BRUNSWICK, Ga. — For John Swarbrick, it was a routine morning.
“I just gotten off of my morning route school bus driver and was taking my usual nap, and my wife came in and woke me up and said there was a shooting at Apalachee [High School], and the girls are in lockdown and hiding in the classrooms," Swarbrick told First Coast News.
The Swarbricks are from Barrow County, but recently moved to Glynn County. From their home in Brunswick, Swarbrick's wife, Carol, was on the phone with her daughter.
“Who was freaking out because she's getting these, all these texts from her," John Swarbrick said.
The text messages were from one of the couple's grandchildren to her mother, as a gunman started shooting.
"Every time I read it, I get teared up because I can only imagine," John said. "I mean, you can hear the fear in her text. I'm really, really scared. I love you."
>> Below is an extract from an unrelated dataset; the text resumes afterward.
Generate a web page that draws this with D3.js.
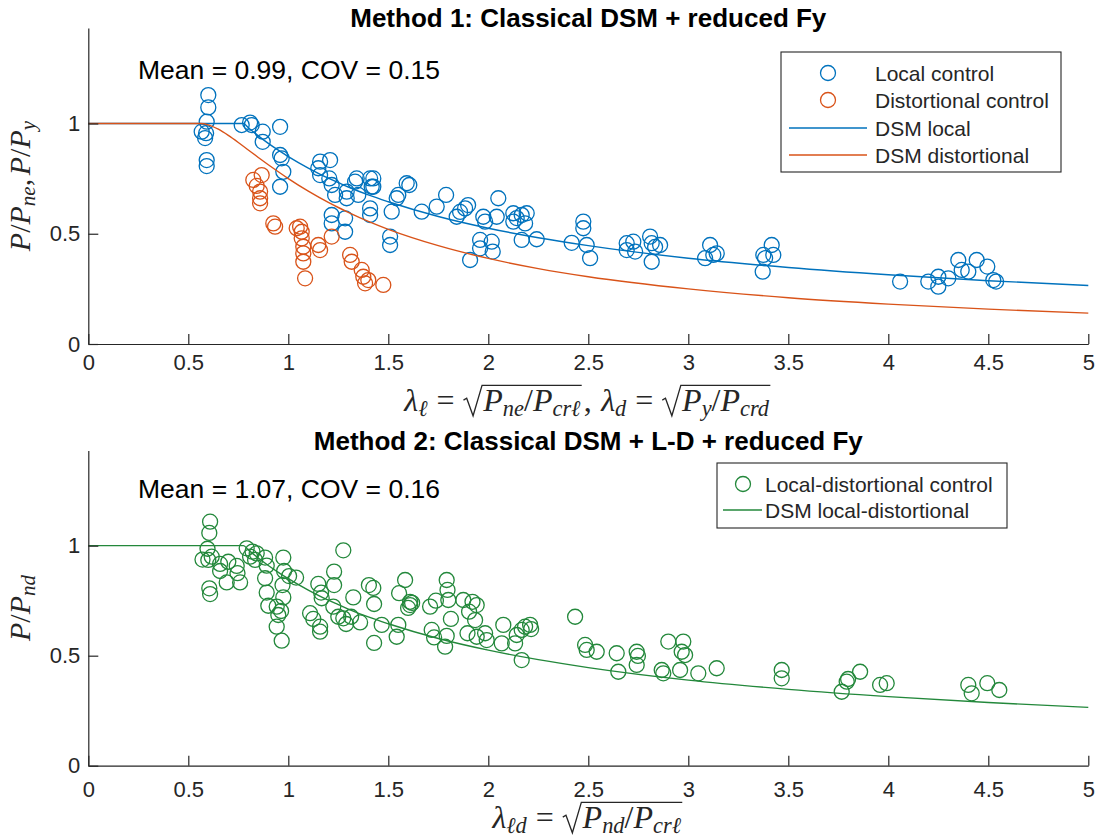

In their family group chat, the girls texted their parents when police arrived and described hearing more shooting. One of the teens said something hit her classroom door.
The Swarbricks said their granddaughters are okay. Two students and two teachers were killed in the massacre Thursday.
“When we went to school in the 70s and early-80s, we never think about that, come and go in school," John Swarbrick said. "We would go as kids. I mean, young kids. We'd go out and, and play all day and so, the streetlights came on or whatever and then we know we go home, we never thought about. You know, all this stuff that's going on these days. You can't, you can't send your kid somewhere without supervision."
The Swarbricks said they’d like schools around the country to look at installing steel doors in their classrooms to help keep children safe in the event of an active shooter.